Except some of them aren’t nonsense words, and can be pressed to spell out “PRAISE IDOLA MOTHER OF WISDOM”, a phrase that is seen elsewhere in the dungeon. Wrong piles = poison gas or something.
All of the correct tiles are directly above one another. Once all of them are depressed, you hear a mechanism click inside the wall, something shifts at the top of the wall. Not clearly visible, but the depressed tiles form a perfect ladder up to the trap door in the ceiling.
5.
An inscription reads “The key to this door cannot be seen, though all can feel it. It cannot be held, although all have it except for the dead. From your mouth produce the answer.”

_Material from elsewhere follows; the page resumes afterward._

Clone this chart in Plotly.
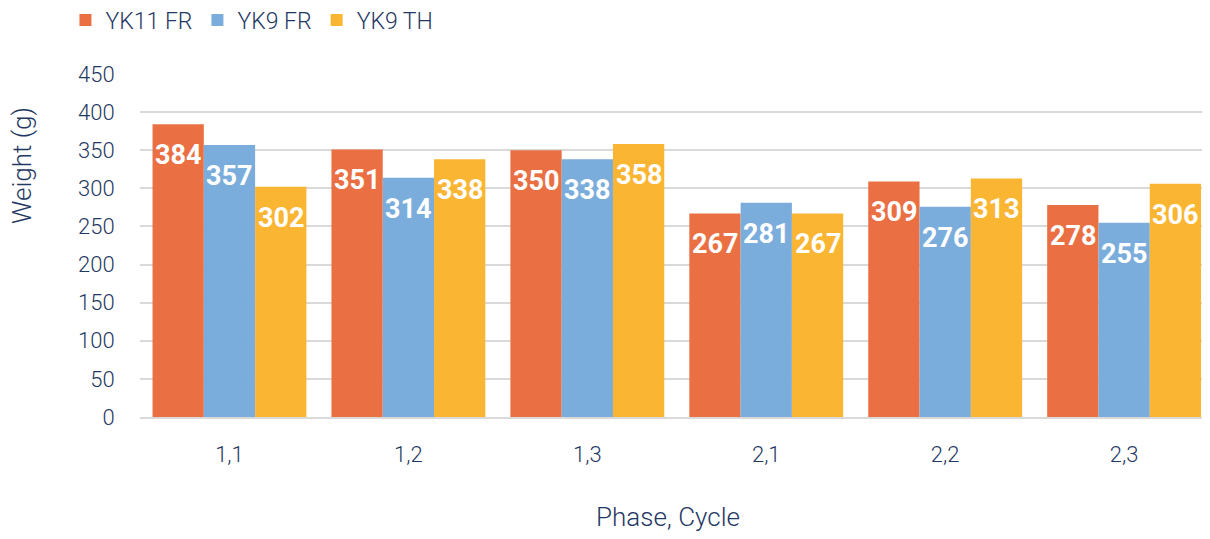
import plotly.graph_objects as go

categories = ["1,1", "1,2", "1,3", "2,1", "2,2", "2,3"]
series_names = ["YK11 FR", "YK9 FR", "YK9 TH"]
yk11_fr = [384, 351, 350, 267, 309, 278]
yk9_fr = [357, 314, 338, 281, 276, 255]
yk9_th = [302, 338, 358, 267, 313, 306]
y_ticks = [0, 50, 100, 150, 200, 250, 300, 350, 400, 450]

colors = ["#EA7043", "#7AADDB", "#FAB533"]
navy = "#1F3864"
font_family = "Roboto, DejaVu Sans, sans-serif"

fig = go.Figure()
all_series = [yk11_fr, yk9_fr, yk9_th]
for name, vals, col in zip(series_names, all_series, colors):
    fig.add_trace(go.Bar(
        x=categories, y=vals, name=name,
        marker=dict(color=col, line=dict(width=0)),
    ))

# data labels as annotations, placed inside bar tops
bar_px = 51.3
for i, vals in enumerate(all_series):
    for c, v in zip(categories, vals):
        fig.add_annotation(
            x=c, y=v, xref="x", yref="y",
            text="<b>%d</b>" % v, showarrow=False,
            yanchor="top", xanchor="center",
            xshift=(i - 1) * bar_px, yshift=-13,
            font=dict(family=font_family, size=27, color="white"),
        )

# axis titles (placed like the reference)
fig.add_annotation(
    text="Weight (g)", xref="paper", yref="paper",
    x=-0.1103, y=0.7347, xanchor="center", yanchor="middle",
    textangle=-90, showarrow=False,
    font=dict(family=font_family, size=26, color=navy, weight=300),
)
fig.add_annotation(
    text="Phase, Cycle", xref="paper", yref="paper",
    x=0.4935, y=-0.2915, xanchor="center", yanchor="middle",
    showarrow=False,
    font=dict(family=font_family, size=26, color=navy, weight=300),
)

fig.update_layout(
    width=1202, height=531,
    paper_bgcolor="white", plot_bgcolor="white",
    barmode="group", bargap=0.14, bargroupgap=0,
    margin=dict(l=132, r=0, t=66, b=122),
    font=dict(family=font_family, color=navy, size=22, weight=300),
    showlegend=True,
    legend=dict(
        orientation="h", xref="container", yref="container",
        x=0.0478, y=0.9774, xanchor="left", yanchor="middle",
        font=dict(size=23, color=navy, weight=300),
        traceorder="normal",
        bgcolor="rgba(0,0,0,0)",
    ),
    xaxis=dict(
        type="category", range=[-0.5, 5.48], automargin=False,
        showgrid=False, zeroline=False,
        showline=True, linecolor="#D9D9D9", linewidth=1.5,
        ticks="outside", ticklen=17, tickcolor="rgba(0,0,0,0)",
        tickfont=dict(size=22, color=navy, weight=300),
    ),
    yaxis=dict(
        range=[0, 450], tickvals=y_ticks, automargin=False,
        showgrid=True, gridcolor="#D9D9D9", gridwidth=1.5,
        zeroline=False, showline=False,
        ticks="outside", ticklen=20, tickcolor="rgba(0,0,0,0)",
        tickfont=dict(size=22, color=navy, weight=300),
    ),
)

fig.write_html("out.html")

The answer is “breath” or “wind”. Blow into the hole (a little narrower than your finger) to open the door.
(Eh, this is a fiddly puzzle–put something non-essential behind it.)
6.
This is one of the rooms hidden behind the rotating statue puzzle. To open the secret door, you need to actually close the entrance door to this room by splitting the party, having half of the party rotate the statue out of alignment. This reveals the switch on the backside of the door that you opened to enter this room.
Once the secret door is opened, it stays opened, and the party can rejoin and go through the secret passage.
The secret passage holds some monsters to fight, of course.
7.
Maybe combine this with #2?
Flooded room with switch underwater. When flipped, all of the water flushes everyone into the next room and into a pit trap.
8.
A bunch of tiles covered with random objects.
A door has a symbol of an egg. Press all symbols that hatch from an egg. (Rooster, Snake, Fish, Frog).
Another door depicts a knight. Press all the symbols that are weapons (Shield, sword, bow). The incorrect answers: Crown, Whale, Shepherd’s Crook, Jug of Water, Cottage.
(Rating 2/5 stars. Kinda fiddly. Too escape roomy, not OSR puzzly enough.)
Secret Door, Secret Switch
Secret/secret doors should only be used in non-essential cases. They make good shortcuts to areas that can be reached in other ways. This lets skilled players access other areas earlier (like the Inner Sanctum), allows them to go around monsters they don't want to fight, and lets them sneak up behind monsters that they do want to fight.
1.
One of the giant statues is holding a treasure chest. Find a giant key, unlock the chest, and you can crawl through it into a new area (or maybe it just contains treasure).
(Might make for a fun, simple AHA! moment when the party finds a giant stone key.)
2.
Fountain pipe comes out of the wall, and water spurts from a fish head. Examining it reveals that the pipe connected to the fish head is pretty big. Knock the fish head off and start crawling.
(For exploration completionists.)
3.
Behind a mirror. No clues for this one--you just gotta smash it.
(For exploration completionists, and vandals.)
4.
The bottom of a pit trap. The floor and 3 walls are covered in spikes. The fourth wall is hollow. One of the wall spikes can be rotated to open the door.
(Maybe too easy? It's tough to tell. Players walk past this kind of stuff all the time.)